Can the government prosecute the eleven Oath Keepers it claims were conspiring against it simply for the words they said? Judge Andrew Napolitano suggests they cannot, writing:
In 1918, President Woodrow Wilson offered legislation to suppress dissent during World War I, and Congress enacted it. The socialist firebrand Eugene V. Debs was convicted of sedition, a conviction upheld by the Supreme Court, for publicly denouncing the war.
Wilson and his Attorney General A. Mitchell Palmer ruthlessly used the Sedition Act of 1918 to suppress dissent. They prosecuted college students who sang German beer hall songs and read the Declaration of Independence aloud in public. Their theory was that dissent dissuaded young men from registering for the draft, and thus had the potential for impairing America’s war effort, and thus constituted sedition.

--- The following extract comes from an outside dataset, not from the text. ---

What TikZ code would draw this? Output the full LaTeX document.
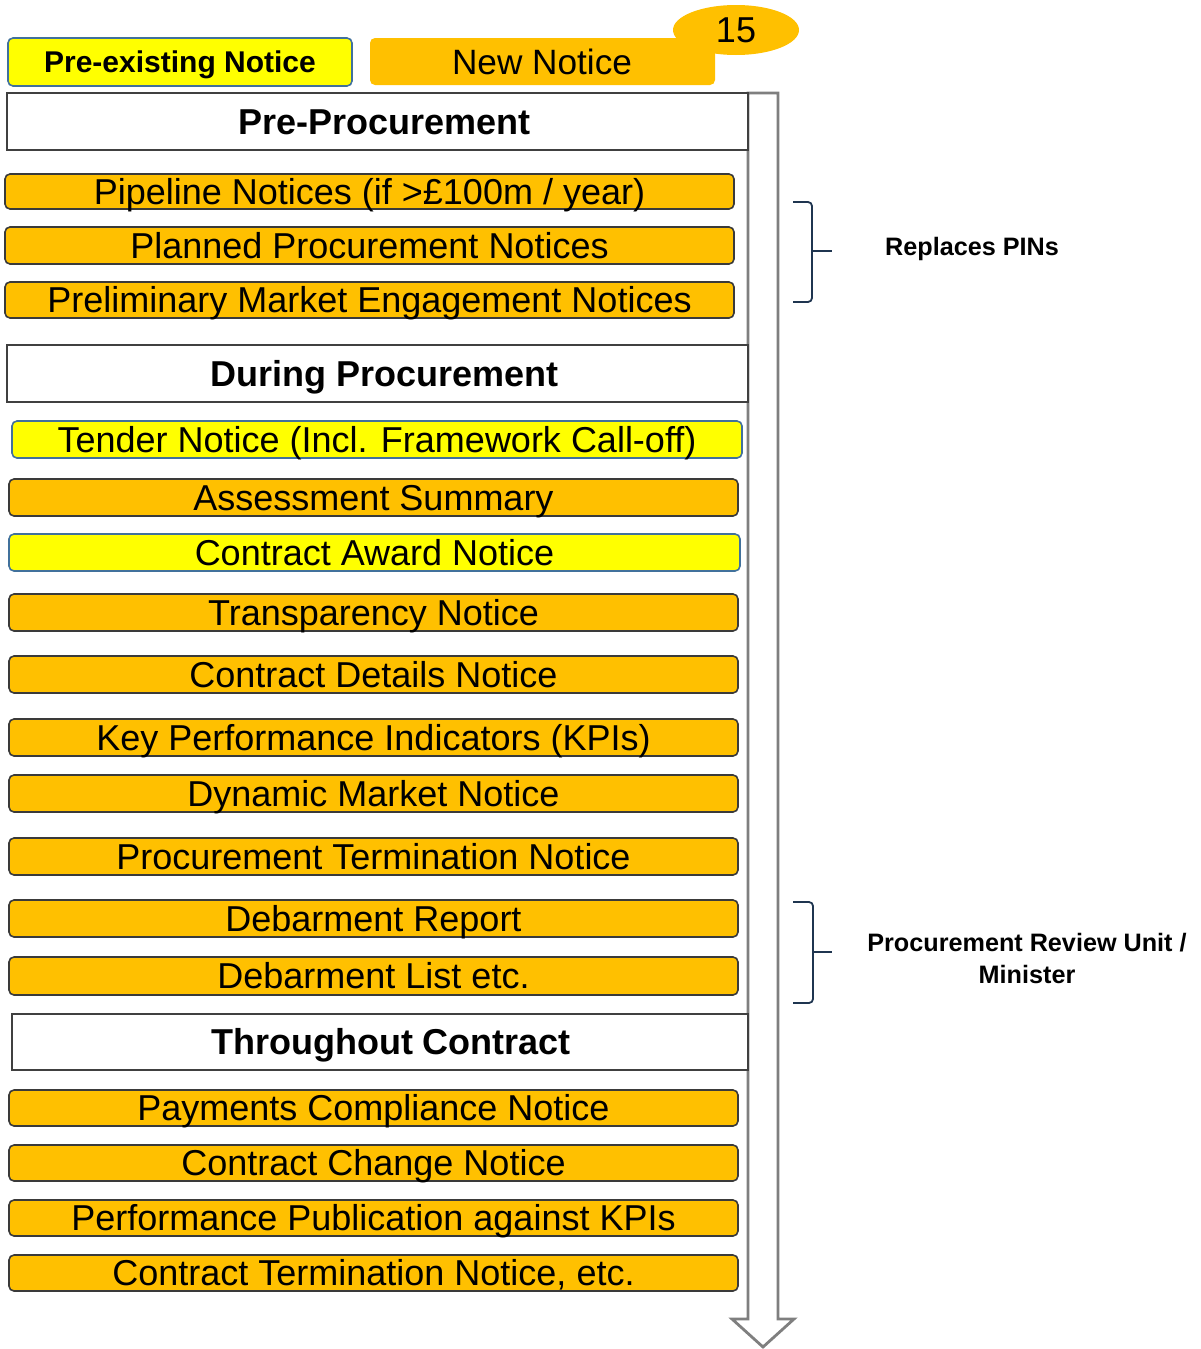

The statute under which Debs and others were convicted is essentially the same statute under which the Oath Keepers were indicted last week. It also prohibits any conspiracy to overthrow the government by force. A conspiracy is an agreement by two or more persons to commit a crime, where at least one of those persons took a material step in furtherance of the agreement.
But the essence of conspiracy consists of constitutionally protected behavior — speech and thought, and that makes it legally dubious and practically difficult for the government to prove.
The last federal sedition case was brought against a Michigan militia in 2010. The indictment was dismissed by a federal judge who ruled that the defendants’ hateful and threatening words and outlier agreements were protected speech and did not evince a realistic plan to overthrow the government by force.
In the indictment against the Oath Keepers, the feds have outlined in great detail the communications among them in the months preceding Jan. 6. The detail is so great that the FBI must have had an undercover agent or cooperating witness embedded in the group. This leads to a host of other problems for the government. What did the feds know, and when did they know it? How and why did they let it lead to destruction and death?
The Oath Keepers have insisted that they never intended to use violence and only wanted to make a political point — a point that the government hates.
Prosecuting speech is dangerous business. Violence is certainly not constitutionally protected, but hate speech is. As recently as 1969, a unanimous Supreme Court ruled that all innocuous speech is absolutely protected, and all speech is innocuous when there is time for more speech to rebut it.
Even the feds don’t claim that the Oath Keeper defendants are somehow criminally liable for the behavior of others present at the Capitol. Rather, they claim that 11 persons — 11! — agreed to overthrow the government by force. Can an agreement that is impossible to perform legally constitute a conspiracy? Only those who hate the politics of the 11 could seriously believe that it can.
The government should prosecute only crimes that have caused harm, not words and ideas that it hates, for they are protected by the First Amendment that the government has sworn to uphold. Whose words and ideas will the feds prosecute next?